- Poster
- Directed by: T. R. Ramanna
- Written by: M. Karunanidhi
- Produced by: K. Muniratnam
- Starring: M. G. Ramachandran T. R. Rajakumari B. S. Saroja
- Cinematography: G. K. Ramu
- Edited by: R. Devarajan
- Music by: G. Ramanathan
- Production company: Sivakami Pictures
- Release date: 2 August 1957;
- Running time: 176 minutes
- Country: India
- Language: Tamil

= Pudhumai Pithan (1957 film) =

Pudhumai Pithan is a 1957 Indian Tamil-language film directed by T. R. Ramanna and written by M. Karunanidhi, starring M. G. Ramachandran, T. R. Rajakumari and B. S. Saroja. The film was released on 2 August 1957.

== Plot ==
A king is imprisoned by his ambitious brother, who creates the impression that the king had died while out hunting. The crown prince who was on a sea journey returns to attend the king's fake funeral. During the funeral, the crown prince discovers the truth, via a secret message conveyed to him by the palace physician's daughter, who falls in love with the prince. The king's sibling also plots to kill the prince by poisoning him with a drug, concocted by the palace physician. The drug was supposed to make the crown prince mad, who acts like a madman poisoned by the drug to fool everyone. The prince is also helped by a woman drama troupe leader, who also had affection to the crown prince. Eventually, she sacrifices her life, leaving the prince to unite with the daughter of the palace physician. The plotting villains were avenged by the prince and his comedian sidekick.

== Cast ==
Cast according to the opening credits

- Male cast
- M. G. Ramachandran as Jeevagan
- T. S. Balaiah as Prathapan
- J. P. Chandrababu as Arivumani
- E. R. Sahadevan as Parakraman
- R. Balasubramaniam as Dhunmuki
- C. S. Pandian as Chitraguptan
- P. S. Venkatachalam as Veeraiah
- C. V. V. Panthulu as Emperor
- C.R.Parthibhan as Nallannan (Brother of Inbavalli)

- Female cast
- T. R. Rajakumari as Inbavalli
- B. S. Saroja as Velvizhi
- E. V. Saroja as Aprajitha
- K. S. Angamuthu as Poonkodi
- Supporting cast
- Shantha, Rita, Jayanthi, Kamala, Vitto Bai, Shanthi, Chandra, Bala, Thara, Mohana, Janaki, Saroja, Rajeswari, Rukkumani, Leela, Ranganayaki, Saraswathi and Prema.

== Production ==
The film was directed by Ramanna and it was produced by K. Muniratnam under the banner Sivakami Pictures. The film's script was written by M. Karunanidhi and the cinematography was handled by G. Ramu. According to historian M. L. Narasimham, it was partly inspired by William Shakespeare's Hamlet.

== Soundtrack ==
The music was composed by G. Ramanathan. All lyrics were by Thanjai N. Ramaiah Dass.

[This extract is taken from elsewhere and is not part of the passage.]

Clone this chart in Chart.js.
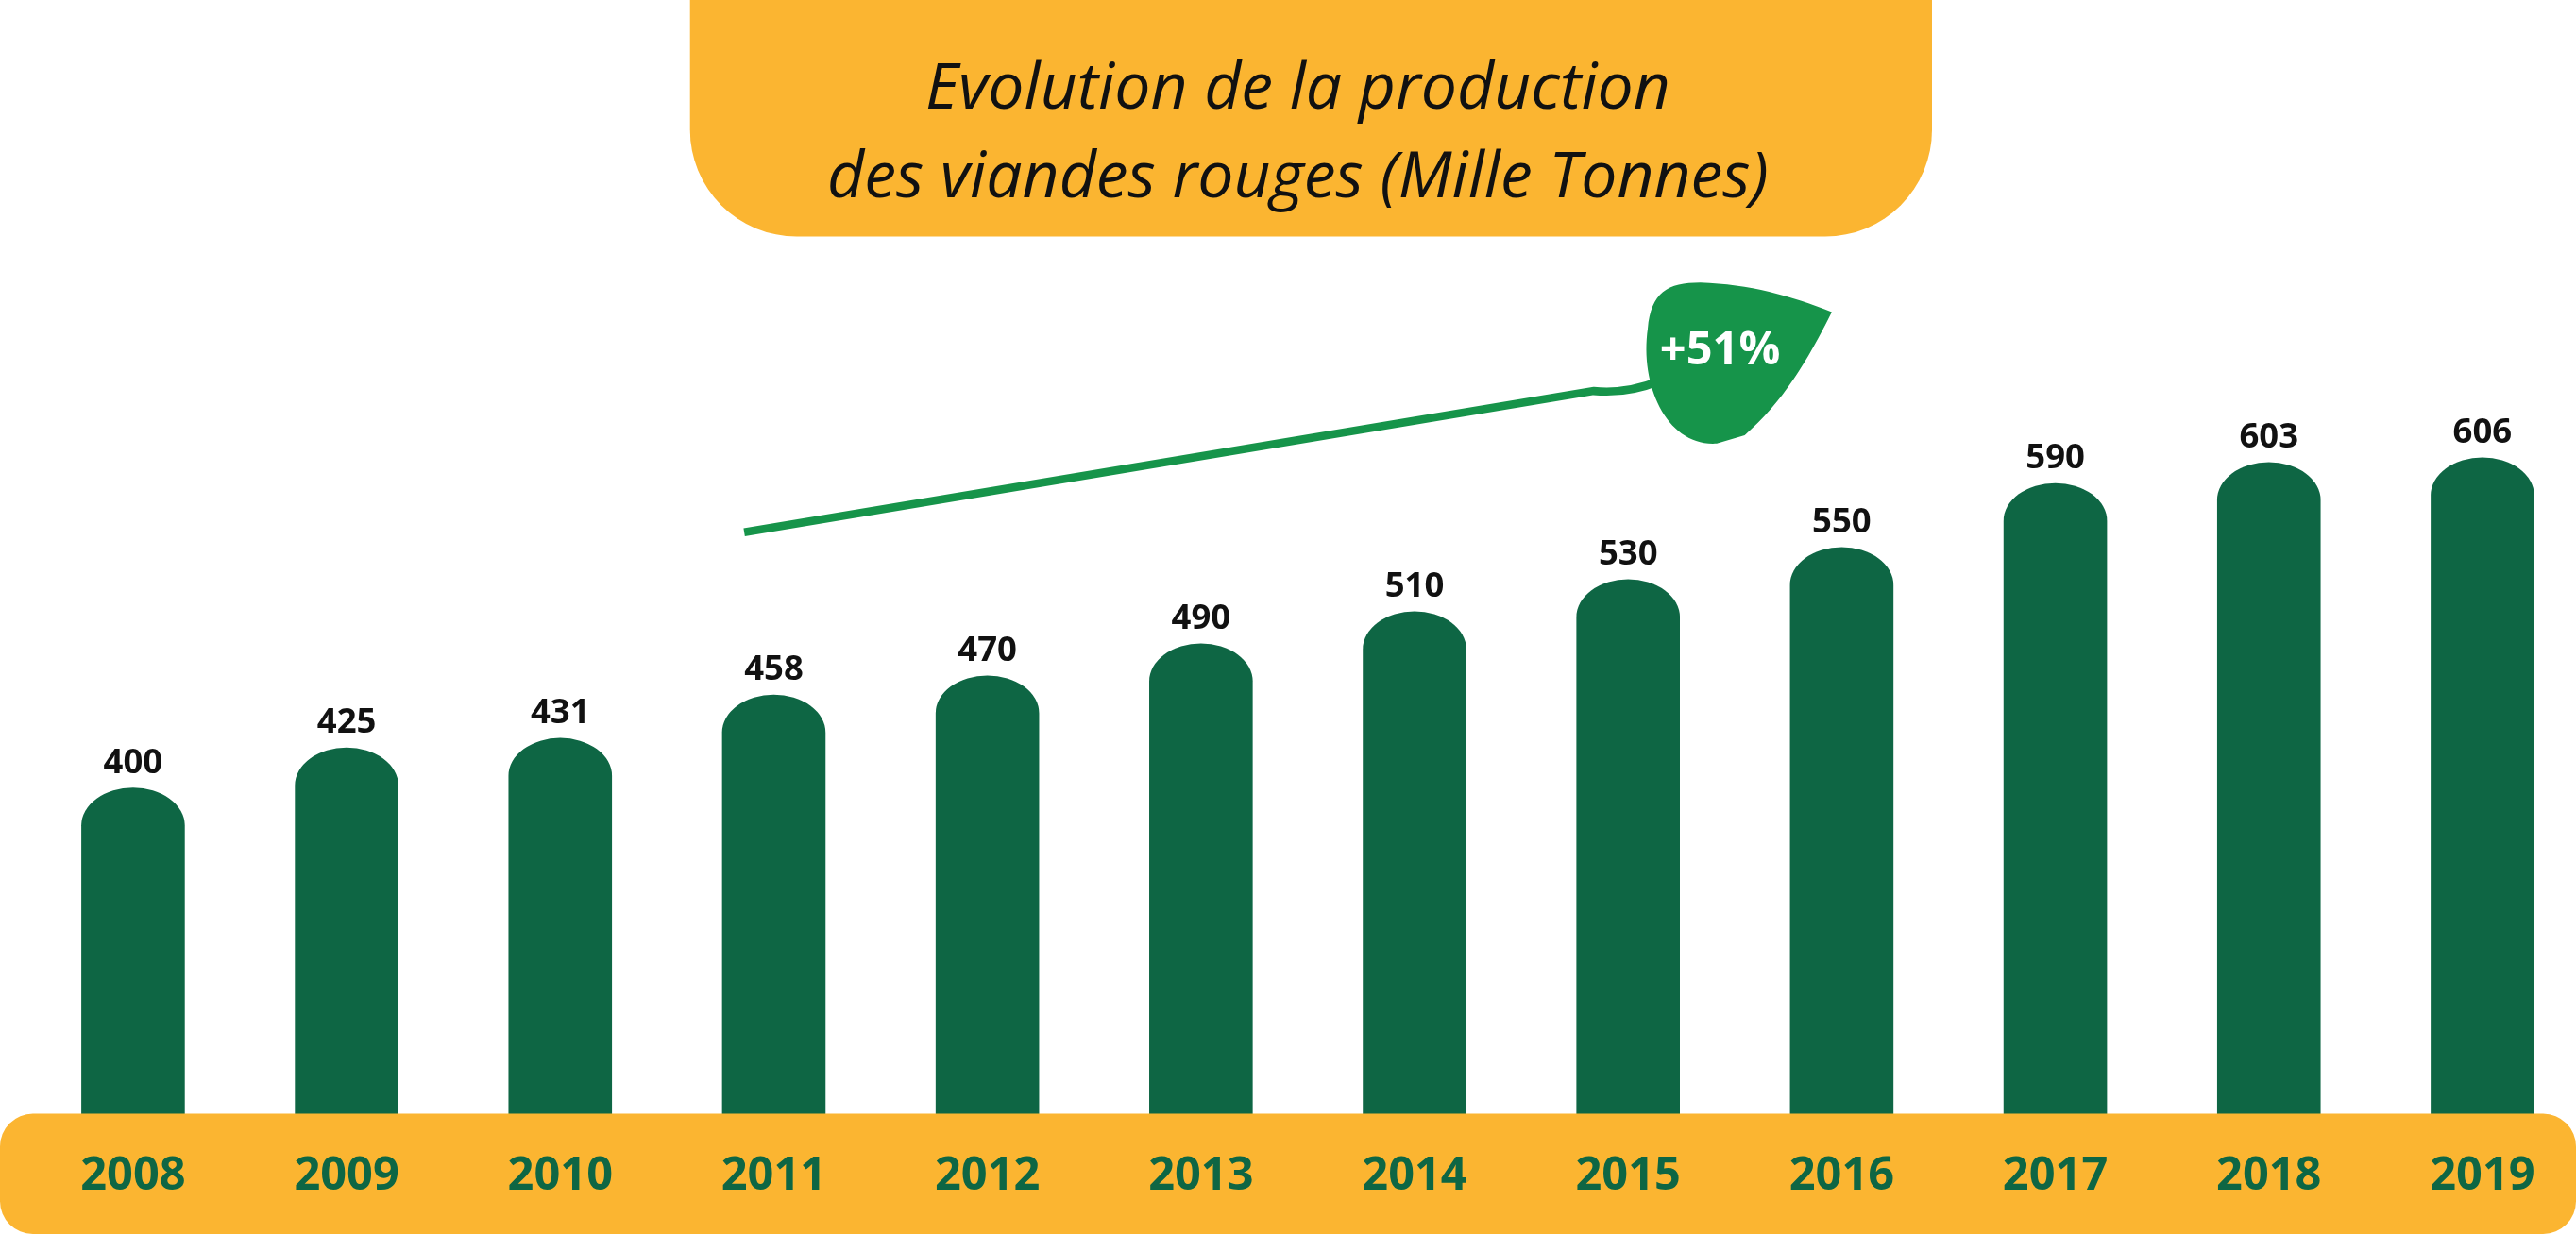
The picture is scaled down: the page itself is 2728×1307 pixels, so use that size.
<!DOCTYPE html>
<html><head><meta charset="utf-8">
<script src="https://cdn.jsdelivr.net/npm/chart.js@4"></script>
<style>html,body{margin:0;padding:0;background:#fff}#w{width:2728px;height:1307px}</style>
</head><body><div id="w"><canvas id="c"></canvas></div>
<script>
const years = [2008,2009,2010,2011,2012,2013,2014,2015,2016,2017,2018,2019];
const values = [400,425,431,458,470,490,510,530,550,590,603,606];
const titleLines = ["Evolution de la production","des viandes rouges (Mille Tonnes)"];
const growthLabel = "+51%";
const S = 2728/1568;
const GREEN='#0e6644', YEL='#fbb531', LG='#16944a';
const deco = {
  id:'deco',
  beforeDatasetsDraw(ch){
    const c=ch.ctx;
    c.save();
    c.fillStyle=YEL;
    c.beginPath();
    const x0=420*S,x1=1176*S,yb=144*S,r=65*S;
    c.moveTo(x0,0);c.lineTo(x1,0);c.lineTo(x1,yb-r);
    c.arcTo(x1,yb,x1-r,yb,r);c.lineTo(x0+r,yb);c.arcTo(x0,yb,x0,yb-r,r);c.closePath();c.fill();
    c.fillStyle='#111';c.textAlign='center';c.textBaseline='middle';
    c.font='italic 400 '+(39*S)+'px "Open Sans"';
    c.fillText(titleLines[0],790*S,55*S);
    c.fillText(titleLines[1],790*S,109*S);
    c.strokeStyle=LG;c.lineWidth=5*S;c.lineCap='butt';
    c.beginPath();c.moveTo(453*S,324*S);c.lineTo(970*S,238*S);
    c.quadraticCurveTo(990*S,240*S,1010*S,232*S);c.stroke();
    c.fillStyle=LG;c.beginPath();
    c.moveTo(1045*S,270*S);
    c.bezierCurveTo(1015*S,272*S,998*S,235*S,1003*S,200*S);
    c.bezierCurveTo(1005*S,178*S,1015*S,172*S,1035*S,172*S);
    c.bezierCurveTo(1065*S,173*S,1090*S,180*S,1115*S,190*S);
    c.bezierCurveTo(1100*S,220*S,1085*S,245*S,1062*S,265*S);
    c.closePath();c.fill();
    c.fillStyle='#fff';c.font='bold '+(28*S)+'px "Open Sans"';
    c.fillText(growthLabel,1047*S,214*S);
    c.restore();
  },
  afterDatasetsDraw(ch){
    const c=ch.ctx;const meta=ch.getDatasetMeta(0);
    c.save();
    const ry=23*S;
    meta.data.forEach((b,i)=>{
      const w=b.width;
      c.fillStyle=GREEN;
      c.beginPath();
      c.moveTo(b.x-w/2,b.base);c.lineTo(b.x-w/2,b.y+ry);
      c.ellipse(b.x,b.y+ry,w/2,ry,0,Math.PI,0);
      c.lineTo(b.x+w/2,b.base);c.closePath();c.fill();
      c.fillStyle='#111';c.textAlign='center';c.textBaseline='alphabetic';
      c.font='bold '+(21*S)+'px "Open Sans"';
      c.fillText(String(values[i]),b.x,b.y-9*S);
    });
    c.fillStyle=YEL;
    const by=678*S,r=20*S;
    c.beginPath();
    c.moveTo(r,by);c.lineTo(ch.width-r,by);c.arcTo(ch.width,by,ch.width,by+r,r);
    c.lineTo(ch.width,ch.height-r);c.arcTo(ch.width,ch.height,ch.width-r,ch.height,r);
    c.lineTo(r,ch.height);c.arcTo(0,ch.height,0,ch.height-r,r);c.lineTo(0,by+r);c.arcTo(0,by,r,by,r);c.fill();
    c.fillStyle=GREEN;c.textBaseline='middle';c.font='bold '+(28*S)+'px "Open Sans"';
    meta.data.forEach((b,i)=>c.fillText(String(years[i]),b.x,716*S));
    c.restore();
  }
};
new Chart(document.getElementById('c'),{
  type:'bar',
  data:{datasets:[{data:years.map((y,i)=>({x:y,y:values[i]})),backgroundColor:'rgba(0,0,0,0)',barThickness:63*S}]},
  options:{responsive:true,maintainAspectRatio:false,animation:false,
    layout:{padding:0},
    plugins:{legend:{display:false},tooltip:{enabled:false}},
    scales:{x:{type:'linear',offset:false,min:2007.377,max:2019.438,display:false},
            y:{min:121.6,max:891.3,display:false}}},
  plugins:[deco]
});
</script></body></html>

| Song | Singers | Length |
|---|---|---|
| "Aiyya Yaarukku Venum" | A. G. Rathnamala | 03:30 |
| "Azhagai Paar" | Jikki | 03:10 |
| "Manamohanaa" | P. Leela | 03:36 |
| "Ullam Rendum" | C. S. Jayaraman & Jikki | 03:20 |
| "Maamannar Andha" | A. G. Rathnamala | 01:20 |
| "Kanavaa Ninaivaa" | Jikki | 03:42 |
| "Maaraadha Soozhchi" | Sirkazhi Govindarajan | 01:54 |
| "Aaraichi Mani...Thillana Pattu Paadi" | J. P. Chandrababu & Jikki | 03:52 |
| "Then Madhuvai Vandinam" | P. Susheela | 04:11 |
| "Melam Kotti Thaali Katti" | C. S. Jayaraman | 03:47 |
| "Karumbum Erumbum...Maane Un Mel" | C. S. Jayaraman | 01:45 |
| "Pittham Theliya Marundhonrikkudhu" | C. S. Jayaraman | 01:03 |
| "Yaaradi Nee Ingu Vandhaval" | C. S. Jayaraman | 01:36 |
| "Naadhar Mudi Mel Irukkum" | M. G. Ramachandran | 02:22 |

== Reception ==
Kanthan of Kalki wrote, this movie seems to be an album of MGR's various photo shots. Historian Randor Guy opined that the film failed to click in box office during its first release, due the "predictable storyline".